-- start --

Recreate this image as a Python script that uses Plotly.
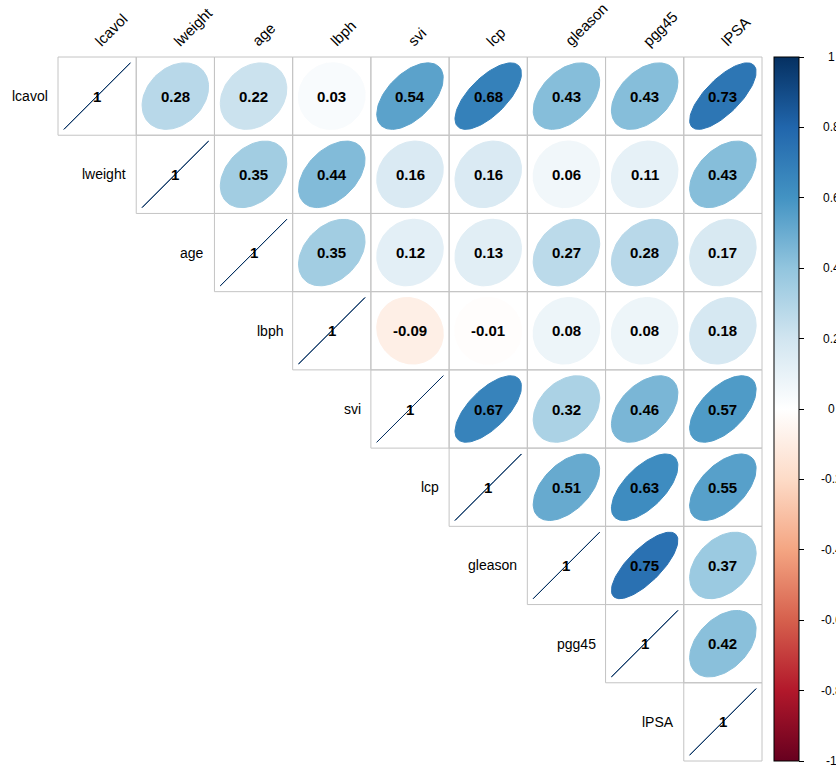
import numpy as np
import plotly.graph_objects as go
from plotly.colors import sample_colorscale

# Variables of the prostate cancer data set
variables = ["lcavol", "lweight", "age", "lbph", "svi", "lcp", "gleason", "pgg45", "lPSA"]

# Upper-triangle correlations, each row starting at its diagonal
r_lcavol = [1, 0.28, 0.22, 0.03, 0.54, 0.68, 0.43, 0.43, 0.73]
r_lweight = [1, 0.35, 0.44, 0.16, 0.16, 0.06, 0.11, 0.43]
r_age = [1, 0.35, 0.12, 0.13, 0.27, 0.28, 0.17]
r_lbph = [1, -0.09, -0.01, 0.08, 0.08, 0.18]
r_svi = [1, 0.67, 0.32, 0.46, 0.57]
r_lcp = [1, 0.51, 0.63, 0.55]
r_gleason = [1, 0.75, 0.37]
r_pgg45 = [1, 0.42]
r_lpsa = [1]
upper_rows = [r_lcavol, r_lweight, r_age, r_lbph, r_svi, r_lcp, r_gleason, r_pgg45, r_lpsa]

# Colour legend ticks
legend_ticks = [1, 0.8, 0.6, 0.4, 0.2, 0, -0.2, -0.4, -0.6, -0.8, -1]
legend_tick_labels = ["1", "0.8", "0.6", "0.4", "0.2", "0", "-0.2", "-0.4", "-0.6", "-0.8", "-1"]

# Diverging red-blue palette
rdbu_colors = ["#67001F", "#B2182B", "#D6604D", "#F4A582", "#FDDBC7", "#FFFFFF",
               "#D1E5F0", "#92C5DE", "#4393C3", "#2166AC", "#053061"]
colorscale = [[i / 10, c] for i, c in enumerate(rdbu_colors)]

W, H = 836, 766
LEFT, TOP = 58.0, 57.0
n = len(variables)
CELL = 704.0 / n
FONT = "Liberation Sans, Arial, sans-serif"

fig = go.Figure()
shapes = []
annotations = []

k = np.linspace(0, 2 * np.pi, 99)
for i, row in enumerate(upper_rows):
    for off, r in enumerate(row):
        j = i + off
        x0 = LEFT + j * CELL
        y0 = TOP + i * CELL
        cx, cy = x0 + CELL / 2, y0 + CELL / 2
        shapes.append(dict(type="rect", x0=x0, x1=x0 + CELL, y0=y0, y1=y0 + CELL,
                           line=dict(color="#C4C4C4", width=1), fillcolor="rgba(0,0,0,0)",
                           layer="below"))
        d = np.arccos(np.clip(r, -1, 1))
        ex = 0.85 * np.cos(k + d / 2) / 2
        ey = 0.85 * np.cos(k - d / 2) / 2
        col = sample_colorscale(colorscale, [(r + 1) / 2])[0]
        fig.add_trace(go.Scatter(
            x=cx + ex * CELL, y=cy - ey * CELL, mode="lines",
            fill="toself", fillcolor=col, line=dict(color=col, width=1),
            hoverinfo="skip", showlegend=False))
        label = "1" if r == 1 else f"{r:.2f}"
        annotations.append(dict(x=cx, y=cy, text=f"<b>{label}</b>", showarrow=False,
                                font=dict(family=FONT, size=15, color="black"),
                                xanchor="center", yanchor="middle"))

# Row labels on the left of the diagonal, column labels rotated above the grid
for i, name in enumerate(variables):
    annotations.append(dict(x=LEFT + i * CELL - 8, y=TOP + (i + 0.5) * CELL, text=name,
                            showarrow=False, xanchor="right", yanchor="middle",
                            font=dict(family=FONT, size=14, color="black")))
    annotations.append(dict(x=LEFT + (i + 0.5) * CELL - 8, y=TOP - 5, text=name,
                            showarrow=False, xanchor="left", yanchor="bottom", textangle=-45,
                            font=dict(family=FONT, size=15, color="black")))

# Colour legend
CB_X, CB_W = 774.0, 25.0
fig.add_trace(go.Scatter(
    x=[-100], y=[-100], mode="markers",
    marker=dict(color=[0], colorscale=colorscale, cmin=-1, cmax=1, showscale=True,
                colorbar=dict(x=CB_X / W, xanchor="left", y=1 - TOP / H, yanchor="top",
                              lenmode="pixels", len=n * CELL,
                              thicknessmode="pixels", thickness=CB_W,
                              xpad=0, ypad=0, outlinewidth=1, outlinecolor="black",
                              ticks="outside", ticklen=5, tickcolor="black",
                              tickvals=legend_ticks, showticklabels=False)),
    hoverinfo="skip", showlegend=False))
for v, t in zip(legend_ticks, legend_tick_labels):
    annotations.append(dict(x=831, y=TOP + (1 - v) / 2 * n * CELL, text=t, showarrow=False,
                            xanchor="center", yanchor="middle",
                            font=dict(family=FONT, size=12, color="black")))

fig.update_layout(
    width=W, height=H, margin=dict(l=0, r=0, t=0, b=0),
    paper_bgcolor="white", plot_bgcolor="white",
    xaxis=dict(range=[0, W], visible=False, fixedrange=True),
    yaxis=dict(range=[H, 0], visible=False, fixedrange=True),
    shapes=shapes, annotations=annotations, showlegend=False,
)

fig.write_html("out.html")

-- end --

● **WHAT NEEDS TO BE DONE**:
Copy the data character for character, but drop all pictures from the copy.

● **WRITTEN SOLUTION**:
Recreate this image as a Python script that uses Plotly.
import numpy as np
import plotly.graph_objects as go
from plotly.colors import sample_colorscale

# Variables of the prostate cancer data set
variables = ["lcavol", "lweight", "age", "lbph", "svi", "lcp", "gleason", "pgg45", "lPSA"]

# Upper-triangle correlations, each row starting at its diagonal
r_lcavol = [1, 0.28, 0.22, 0.03, 0.54, 0.68, 0.43, 0.43, 0.73]
r_lweight = [1, 0.35, 0.44, 0.16, 0.16, 0.06, 0.11, 0.43]
r_age = [1, 0.35, 0.12, 0.13, 0.27, 0.28, 0.17]
r_lbph = [1, -0.09, -0.01, 0.08, 0.08, 0.18]
r_svi = [1, 0.67, 0.32, 0.46, 0.57]
r_lcp = [1, 0.51, 0.63, 0.55]
r_gleason = [1, 0.75, 0.37]
r_pgg45 = [1, 0.42]
r_lpsa = [1]
upper_rows = [r_lcavol, r_lweight, r_age, r_lbph, r_svi, r_lcp, r_gleason, r_pgg45, r_lpsa]

# Colour legend ticks
legend_ticks = [1, 0.8, 0.6, 0.4, 0.2, 0, -0.2, -0.4, -0.6, -0.8, -1]
legend_tick_labels = ["1", "0.8", "0.6", "0.4", "0.2", "0", "-0.2", "-0.4", "-0.6", "-0.8", "-1"]

# Diverging red-blue palette
rdbu_colors = ["#67001F", "#B2182B", "#D6604D", "#F4A582", "#FDDBC7", "#FFFFFF",
               "#D1E5F0", "#92C5DE", "#4393C3", "#2166AC", "#053061"]
colorscale = [[i / 10, c] for i, c in enumerate(rdbu_colors)]

W, H = 836, 766
LEFT, TOP = 58.0, 57.0
n = len(variables)
CELL = 704.0 / n
FONT = "Liberation Sans, Arial, sans-serif"

fig = go.Figure()
shapes = []
annotations = []

k = np.linspace(0, 2 * np.pi, 99)
for i, row in enumerate(upper_rows):
    for off, r in enumerate(row):
        j = i + off
        x0 = LEFT + j * CELL
        y0 = TOP + i * CELL
        cx, cy = x0 + CELL / 2, y0 + CELL / 2
        shapes.append(dict(type="rect", x0=x0, x1=x0 + CELL, y0=y0, y1=y0 + CELL,
                           line=dict(color="#C4C4C4", width=1), fillcolor="rgba(0,0,0,0)",
                           layer="below"))
        d = np.arccos(np.clip(r, -1, 1))
        ex = 0.85 * np.cos(k + d / 2) / 2
        ey = 0.85 * np.cos(k - d / 2) / 2
        col = sample_colorscale(colorscale, [(r + 1) / 2])[0]
        fig.add_trace(go.Scatter(
            x=cx + ex * CELL, y=cy - ey * CELL, mode="lines",
            fill="toself", fillcolor=col, line=dict(color=col, width=1),
            hoverinfo="skip", showlegend=False))
        label = "1" if r == 1 else f"{r:.2f}"
        annotations.append(dict(x=cx, y=cy, text=f"<b>{label}</b>", showarrow=False,
                                font=dict(family=FONT, size=15, color="black"),
                                xanchor="center", yanchor="middle"))

# Row labels on the left of the diagonal, column labels rotated above the grid
for i, name in enumerate(variables):
    annotations.append(dict(x=LEFT + i * CELL - 8, y=TOP + (i + 0.5) * CELL, text=name,
                            showarrow=False, xanchor="right", yanchor="middle",
                            font=dict(family=FONT, size=14, color="black")))
    annotations.append(dict(x=LEFT + (i + 0.5) * CELL - 8, y=TOP - 5, text=name,
                            showarrow=False, xanchor="left", yanchor="bottom", textangle=-45,
                            font=dict(family=FONT, size=15, color="black")))

# Colour legend
CB_X, CB_W = 774.0, 25.0
fig.add_trace(go.Scatter(
    x=[-100], y=[-100], mode="markers",
    marker=dict(color=[0], colorscale=colorscale, cmin=-1, cmax=1, showscale=True,
                colorbar=dict(x=CB_X / W, xanchor="left", y=1 - TOP / H, yanchor="top",
                              lenmode="pixels", len=n * CELL,
                              thicknessmode="pixels", thickness=CB_W,
                              xpad=0, ypad=0, outlinewidth=1, outlinecolor="black",
                              ticks="outside", ticklen=5, tickcolor="black",
                              tickvals=legend_ticks, showticklabels=False)),
    hoverinfo="skip", showlegend=False))
for v, t in zip(legend_ticks, legend_tick_labels):
    annotations.append(dict(x=831, y=TOP + (1 - v) / 2 * n * CELL, text=t, showarrow=False,
                            xanchor="center", yanchor="middle",
                            font=dict(family=FONT, size=12, color="black")))

fig.update_layout(
    width=W, height=H, margin=dict(l=0, r=0, t=0, b=0),
    paper_bgcolor="white", plot_bgcolor="white",
    xaxis=dict(range=[0, W], visible=False, fixedrange=True),
    yaxis=dict(range=[H, 0], visible=False, fixedrange=True),
    shapes=shapes, annotations=annotations, showlegend=False,
)

fig.write_html("out.html")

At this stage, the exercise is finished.